Written instruction: Copy the listing below in full and skip every picture.

________________________

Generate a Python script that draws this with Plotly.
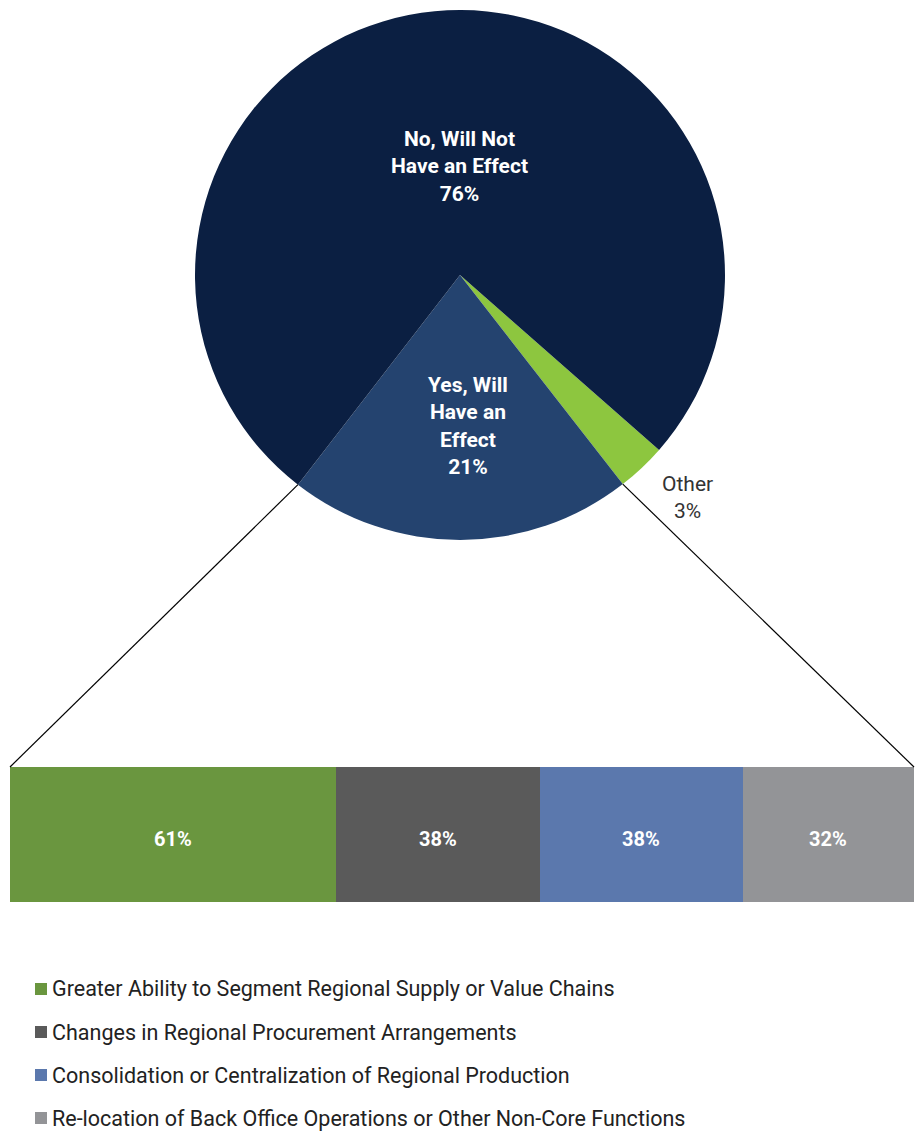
import math
import plotly.graph_objects as go

W, H = 919, 1131

# Survey response split (pie)
pie_labels = ["Other", "Yes, Will Have an Effect", "No, Will Not Have an Effect"]
pie_text = ["Other<br>3%", "Yes, Will<br>Have an<br>Effect<br>21%", "No, Will Not<br>Have an Effect<br>76%"]
pie_values = [3, 21, 76]
pie_colors = ["#8dc63f", "#24436f", "#0b1f42"]

# Breakdown of the "Yes" responses (stacked bar)
bar_labels = [
    "Greater Ability to Segment Regional Supply or Value Chains",
    "Changes in Regional Procurement Arrangements",
    "Consolidation or Centralization of Regional Production",
    "Re-location of Back Office Operations or Other Non-Core Functions",
]
bar_values = [61, 38, 38, 32]
bar_colors = ["#6a963f", "#5a5a5a", "#5b78ad", "#939497"]

FONT = "Roboto"

# Pie geometry (pixels)
cx, cy, R = 460, 275, 265
rotation = 131.3  # degrees clockwise from 12 o'clock where the first slice starts
pie_dom_x = [(cx - R) / W, (cx + R) / W]
pie_dom_y = [1 - (cy + R) / H, 1 - (cy - R) / H]

# Bar geometry (paper)
bar_dom_x = [10 / W, 914 / W]
bar_dom_y = [1 - 902 / H, 1 - 767 / H]

fig = go.Figure()

fig.add_trace(go.Pie(
    labels=pie_labels, values=pie_values, sort=False, direction="clockwise",
    rotation=rotation, marker=dict(colors=pie_colors, line=dict(width=0)),
    textinfo="none", hoverinfo="label+percent", showlegend=False,
    domain=dict(x=pie_dom_x, y=pie_dom_y),
))

for lab, val, col in zip(bar_labels, bar_values, bar_colors):
    fig.add_trace(go.Bar(
        x=[val], y=[0], orientation="h", name=lab, width=1,
        marker=dict(color=col, line=dict(width=0)),
        showlegend=False, hovertemplate=f"{lab}: %{{x}}%<extra></extra>",
    ))

# Value labels centred in each bar segment
left = 0
for val in bar_values:
    fig.add_annotation(x=left + val / 2, y=0, xref="x", yref="y",
                       text=f"{val}%", showarrow=False, yshift=-5,
                       font=dict(family=FONT, size=20, color="white",
                                 weight="bold"))
    left += val

# Slice boundary angles (clockwise from top, degrees)
total = sum(pie_values)
starts, a = [], rotation
for v in pie_values:
    starts.append(a)
    a += v / total * 360
ends = [s + v / total * 360 for s, v in zip(starts, pie_values)]


def to_paper(theta_deg, r):
    t = math.radians(theta_deg)
    px = cx + r * math.sin(t)
    py = cy - r * math.cos(t)
    return px / W, 1 - py / H


# Connector lines from the "Yes" slice edges to the bar corners
yes_i = 1
lx, ly = to_paper(ends[yes_i], R)
rx, ry = to_paper(starts[yes_i], R)
line_style = dict(color="black", width=1.2)
fig.add_shape(type="line", xref="paper", yref="paper", x0=lx, y0=ly,
              x1=bar_dom_x[0], y1=bar_dom_y[1], line=line_style)
fig.add_shape(type="line", xref="paper", yref="paper", x0=rx, y0=ry,
              x1=bar_dom_x[1], y1=bar_dom_y[1], line=line_style)

# Slice labels
label_r = [1.2 * R, 0.57 * R, 0.41 * R]
label_offset = [-2.3, -3, 5.4]
label_color = ["#333333", "white", "white"]
label_weight = ["normal", "bold", "bold"]
for i, txt in enumerate(pie_text):
    mid = (starts[i] + ends[i]) / 2 + label_offset[i]
    x, y = to_paper(mid, label_r[i])
    fig.add_annotation(x=x, y=y, xref="paper", yref="paper", text=txt,
                       showarrow=False, xanchor="center", yanchor="middle",
                       font=dict(family=FONT, size=21, color=label_color[i],
                                 weight=label_weight[i]))

# Legend: square swatch + category name per bar segment
leg_top, leg_step = 989, 43
for k, (lab, col) in enumerate(zip(bar_labels, bar_colors)):
    yc = leg_top + k * leg_step
    fig.add_shape(type="rect", xref="paper", yref="paper",
                  x0=35 / W, x1=47 / W, y0=1 - (yc + 6) / H, y1=1 - (yc - 6) / H,
                  fillcolor=col, line=dict(width=0))
    fig.add_annotation(x=51 / W, y=1 - yc / H, xref="paper", yref="paper",
                       text=lab, showarrow=False, xanchor="left",
                       yanchor="middle", borderpad=0,
                       font=dict(family=FONT, size=21.5, color="#222222"))

fig.update_layout(
    width=W, height=H, margin=dict(l=0, r=0, t=0, b=0),
    paper_bgcolor="white", plot_bgcolor="white",
    barmode="stack", bargap=0,
    xaxis=dict(domain=bar_dom_x, range=[0, sum(bar_values)], visible=False,
               fixedrange=True),
    yaxis=dict(domain=bar_dom_y, range=[-0.5, 0.5], visible=False,
               fixedrange=True),
    showlegend=False,
    font=dict(family=FONT),
)

fig.write_html("out.html")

________________________

Solution below:
Generate a Python script that draws this with Plotly.
import math
import plotly.graph_objects as go

W, H = 919, 1131

# Survey response split (pie)
pie_labels = ["Other", "Yes, Will Have an Effect", "No, Will Not Have an Effect"]
pie_text = ["Other<br>3%", "Yes, Will<br>Have an<br>Effect<br>21%", "No, Will Not<br>Have an Effect<br>76%"]
pie_values = [3, 21, 76]
pie_colors = ["#8dc63f", "#24436f", "#0b1f42"]

# Breakdown of the "Yes" responses (stacked bar)
bar_labels = [
    "Greater Ability to Segment Regional Supply or Value Chains",
    "Changes in Regional Procurement Arrangements",
    "Consolidation or Centralization of Regional Production",
    "Re-location of Back Office Operations or Other Non-Core Functions",
]
bar_values = [61, 38, 38, 32]
bar_colors = ["#6a963f", "#5a5a5a", "#5b78ad", "#939497"]

FONT = "Roboto"

# Pie geometry (pixels)
cx, cy, R = 460, 275, 265
rotation = 131.3  # degrees clockwise from 12 o'clock where the first slice starts
pie_dom_x = [(cx - R) / W, (cx + R) / W]
pie_dom_y = [1 - (cy + R) / H, 1 - (cy - R) / H]

# Bar geometry (paper)
bar_dom_x = [10 / W, 914 / W]
bar_dom_y = [1 - 902 / H, 1 - 767 / H]

fig = go.Figure()

fig.add_trace(go.Pie(
    labels=pie_labels, values=pie_values, sort=False, direction="clockwise",
    rotation=rotation, marker=dict(colors=pie_colors, line=dict(width=0)),
    textinfo="none", hoverinfo="label+percent", showlegend=False,
    domain=dict(x=pie_dom_x, y=pie_dom_y),
))

for lab, val, col in zip(bar_labels, bar_values, bar_colors):
    fig.add_trace(go.Bar(
        x=[val], y=[0], orientation="h", name=lab, width=1,
        marker=dict(color=col, line=dict(width=0)),
        showlegend=False, hovertemplate=f"{lab}: %{{x}}%<extra></extra>",
    ))

# Value labels centred in each bar segment
left = 0
for val in bar_values:
    fig.add_annotation(x=left + val / 2, y=0, xref="x", yref="y",
                       text=f"{val}%", showarrow=False, yshift=-5,
                       font=dict(family=FONT, size=20, color="white",
                                 weight="bold"))
    left += val

# Slice boundary angles (clockwise from top, degrees)
total = sum(pie_values)
starts, a = [], rotation
for v in pie_values:
    starts.append(a)
    a += v / total * 360
ends = [s + v / total * 360 for s, v in zip(starts, pie_values)]


def to_paper(theta_deg, r):
    t = math.radians(theta_deg)
    px = cx + r * math.sin(t)
    py = cy - r * math.cos(t)
    return px / W, 1 - py / H


# Connector lines from the "Yes" slice edges to the bar corners
yes_i = 1
lx, ly = to_paper(ends[yes_i], R)
rx, ry = to_paper(starts[yes_i], R)
line_style = dict(color="black", width=1.2)
fig.add_shape(type="line", xref="paper", yref="paper", x0=lx, y0=ly,
              x1=bar_dom_x[0], y1=bar_dom_y[1], line=line_style)
fig.add_shape(type="line", xref="paper", yref="paper", x0=rx, y0=ry,
              x1=bar_dom_x[1], y1=bar_dom_y[1], line=line_style)

# Slice labels
label_r = [1.2 * R, 0.57 * R, 0.41 * R]
label_offset = [-2.3, -3, 5.4]
label_color = ["#333333", "white", "white"]
label_weight = ["normal", "bold", "bold"]
for i, txt in enumerate(pie_text):
    mid = (starts[i] + ends[i]) / 2 + label_offset[i]
    x, y = to_paper(mid, label_r[i])
    fig.add_annotation(x=x, y=y, xref="paper", yref="paper", text=txt,
                       showarrow=False, xanchor="center", yanchor="middle",
                       font=dict(family=FONT, size=21, color=label_color[i],
                                 weight=label_weight[i]))

# Legend: square swatch + category name per bar segment
leg_top, leg_step = 989, 43
for k, (lab, col) in enumerate(zip(bar_labels, bar_colors)):
    yc = leg_top + k * leg_step
    fig.add_shape(type="rect", xref="paper", yref="paper",
                  x0=35 / W, x1=47 / W, y0=1 - (yc + 6) / H, y1=1 - (yc - 6) / H,
                  fillcolor=col, line=dict(width=0))
    fig.add_annotation(x=51 / W, y=1 - yc / H, xref="paper", yref="paper",
                       text=lab, showarrow=False, xanchor="left",
                       yanchor="middle", borderpad=0,
                       font=dict(family=FONT, size=21.5, color="#222222"))

fig.update_layout(
    width=W, height=H, margin=dict(l=0, r=0, t=0, b=0),
    paper_bgcolor="white", plot_bgcolor="white",
    barmode="stack", bargap=0,
    xaxis=dict(domain=bar_dom_x, range=[0, sum(bar_values)], visible=False,
               fixedrange=True),
    yaxis=dict(domain=bar_dom_y, range=[-0.5, 0.5], visible=False,
               fixedrange=True),
    showlegend=False,
    font=dict(family=FONT),
)

fig.write_html("out.html")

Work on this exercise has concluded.